1/2 can pumpkin puree (this can be increased or decreased depending on your liking for pumpkin flavor)

salt and pepper, to taste

Directions

In a large pot, brown the ground turkey over medium heat until cooked all the way through, making sure to break it up into small chunks. Add the onion, peppers and spices and cook until the peppers are just soft. Stir in cannellini beans, tomatoes and pumpkin puree. Simmer for 20 minutes and season with salt and pepper. Serve with spicy pumpkin cream and cornbread.

For the Cream (per individual bowl of chili):

2 tbs pumpkin puree

2 tbs greek yogurt or sour cream

Siracha, as desired

Combine all ingredients in a bowl. Dollop on top of hot chili and enjoy!

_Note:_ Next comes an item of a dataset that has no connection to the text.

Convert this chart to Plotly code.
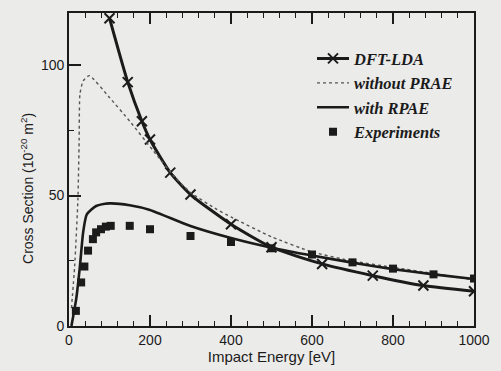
import plotly.graph_objects as go

# ---- data ----
dft_x = [100, 145, 180, 200, 250, 300, 400, 500, 625, 750, 875, 1000]
dft_y = [118, 93.5, 78.5, 71.5, 58.8, 50.4, 39.0, 30.2, 23.8, 19.3, 15.5, 13.3]

noprae_x = [6, 14, 22, 25, 27, 35, 50, 100, 150, 207, 260, 300, 365, 400, 500, 600, 700, 800, 900, 1000]
noprae_y = [6.8, 23, 48.5, 71, 89, 94, 96, 87.6, 78.5, 67.4, 57.3, 51.2, 44.7, 41.8, 34.2, 28.4, 24.9, 22.5, 20.1, 17.6]

rpae_x = [6, 18, 27, 35, 44, 67, 100, 150, 200, 300, 400, 500, 600, 700, 800, 900, 1000]
rpae_y = [0, 10.6, 23, 36, 42.8, 46, 47, 46.3, 44.5, 38.3, 33.7, 30.0, 27.0, 24.3, 21.8, 19.8, 18.0]

exp_x = [17, 30, 38, 47, 59, 67, 79, 91, 103, 150, 200, 300, 400, 500, 600, 700, 800, 900, 1000]
exp_y = [5.8, 16.7, 22.8, 28.9, 33.3, 35.9, 37.1, 38.1, 38.4, 38.4, 37.1, 34.5, 32.2, 29.8, 27.4, 24.4, 22.0, 19.8, 18.2]

x_ticks = [0, 200, 400, 600, 800, 1000]
y_ticks = [0, 50, 100]

INK = "#1b1b1b"
BG = "#ebebea"
SANS = "Liberation Sans, Arial, sans-serif"
SERIF = "Liberation Serif, Times New Roman, serif"

fig = go.Figure()
fig.add_trace(go.Scatter(
    x=dft_x, y=dft_y, mode="lines+markers", name="<b><i>DFT-LDA</i></b>",
    line=dict(color=INK, width=3, shape="spline", smoothing=0.6),
    marker=dict(symbol="x-thin", size=10, line=dict(color=INK, width=2)),
    legendgroup="a",
))
fig.add_trace(go.Scatter(
    x=noprae_x, y=noprae_y, mode="lines", name="<b><i>without PRAE</i></b>",
    line=dict(color="#555555", width=1.4, dash="dot", shape="spline", smoothing=0.5),
    legendgroup="b",
))
fig.add_trace(go.Scatter(
    x=rpae_x, y=rpae_y, mode="lines", name="<b><i>with RPAE</i></b>",
    line=dict(color=INK, width=2.6, shape="spline", smoothing=0.6),
    legendgroup="c",
))
fig.add_trace(go.Scatter(
    x=exp_x, y=exp_y, mode="markers", name="<b><i>Experiments</i></b>",
    marker=dict(symbol="square", size=8, color=INK, line=dict(width=0)),
    legendgroup="d",
))

fig.update_layout(
    width=501, height=371,
    margin=dict(l=69, r=19, t=11, b=43),
    paper_bgcolor=BG, plot_bgcolor=BG,
    font=dict(family=SANS, size=14, color=INK),
    showlegend=True,
    legend=dict(
        x=0.6, y=0.91, xanchor="left", yanchor="top",
        bgcolor="rgba(0,0,0,0)", borderwidth=0,
        font=dict(family=SERIF, size=16.5, color=INK),
        traceorder="grouped", tracegroupgap=0,
        itemwidth=32,
    ),
    xaxis=dict(
        range=[0, 1000], tickvals=x_ticks, ticks="inside", ticklen=11, tickwidth=1.5,
        tickcolor=INK, showline=True, linecolor=INK, linewidth=1.6, mirror="ticks",
        showgrid=False, zeroline=False,
        minor=dict(dtick=40, ticks="inside", ticklen=5, tickwidth=1.3, tickcolor=INK, showgrid=False),
        title=dict(text="Impact Energy [eV]", font=dict(size=15, family=SANS), standoff=2),
        tickfont=dict(size=14),
    ),
    yaxis=dict(
        range=[0, 120], tickvals=y_ticks, ticks="inside", ticklen=12, tickwidth=1.5,
        tickcolor=INK, showline=True, linecolor=INK, linewidth=1.6, mirror=True,
        showgrid=False, zeroline=False,
        minor=dict(dtick=25, ticks="inside", ticklen=5, tickwidth=1.3, tickcolor=INK, showgrid=False),
        tickfont=dict(size=14),
    ),
)

fig.add_annotation(
    text="Cross Section (10<sup>-20</sup> m<sup>2</sup>)",
    xref="paper", yref="paper", x=-0.102, y=0.44, xanchor="center", yanchor="middle",
    textangle=-90, showarrow=False, font=dict(family=SANS, size=14, color=INK),
)

fig.write_html("out.html")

Blue Duck Tavern: Save Room for Dessert

Ah, parents’ weekend. The three days out of the year when it is socially acceptable to be a college student and hang out with your parents on campus. Well, I don’t necessarily feel this strongly about my parents’ presence but I’m sure plenty of students do. This past Colonial’s Weekend, I was lucky enough for my mom to pay me a visit and treat me to some fantastic eats.

Now let me give you some background information on my mom. She, just like me, loves to eat and cook. She’s always scanning through cookbooks and trying new recipes (she’s been on a lavender kick recently and insists putting it in everything!). When she booked her plane ticket to D.C. back in August, the first thing she said to me was, “okay, well start looking for places to eat because you know reservations will fill up fast and I want to try all the good food.” And boy was she serious.

When it came down to making reservations, I kept three things in mind. I knew I wanted to eat at restaurants that 1) I had never been to, 2) were all different in cuisine and 3) that were less likely that I would spend my own money on. I fulfilled these goals by booking reservations at the acclaimed Indian restaurant, Rasika, Blue Duck Tavern at the Hyatt, and my favorite chef’s- Jose Andres- Mediterranean Tapas restaurant, Zaytinya. The meal that still sticks out to me even a week later is Blue Duck Tavern. I’m already longing to go back.

What was first most appealing to Blue Duck Tavern was the atmosphere. When you walk in the door you are not only greeted by a friendly hostess but you are also exposed to an open, natural environment with wooden furniture and a full view of the kitchen. I was obviously amused by this aspect, especially the fact that you have to walk through the pastry kitchen to get to the bathroom- you can only imagine how many times I excused myself to use the ladies’ room.

Essentially, the menu has three columns- appetizers, entrees and sides, since everything is served a la carte. You then have your break ups in appetizers with salads and meats, your break ups in entrees with beef, poultry, ham and fish, and your break ups in sides with starches and vegetables. It’s pretty much given that my mom and I will share whatever we order, so we started with the pumpkin soup and the roasted beet salad. For my main course, I ordered the single vegetarian option- sweet potato pasta with Brussels sprouts, juniper berries and mushrooms. The dish was rich and creamy and I didn’t even miss the meat. I wanted to savor every last bite, but forced myself to refrain from inhaling the entire dish, as I knew to save room for dessert. Being at Blue Duck Tavern, it was only appropriate that my mom ordered duck. While I do not usually like or eat duck, her dish was rich, silky and perfectly seasoned. I enjoyed the few bites that I did manage to steal.

After a few moments of digestion, we were ready to order dessert. We decided on the nectarine, blackberry and almond crumble with crème freche, and an order of honey vanilla ice cream, per our eloquent waiter’s suggestion.

When I say to you that this was one of the best desserts I’ve ever had, I am in no sense exaggerating. The crumble was so moist and warm, and the contrast between the soft, sweet fruit and the crunchy, slightly salty crumbled crust was perfect. The crème freche, while tart and creamy, was a good counterpart to the sweetness of the fruit, but even better was the honey vanilla ice cream. Cold, silky and rich, this was definitely the highest quality vanilla ice cream I’ve ever been lucky enough to indulge in. the hint of honey was just strong enough for you to know it was there, but not too sweet that it still left you wanted to keep eating more.

I could eat this meal once a week, I swear to you. If you’re in DC, I would definitely recommend checking out Blue Duck Tavern.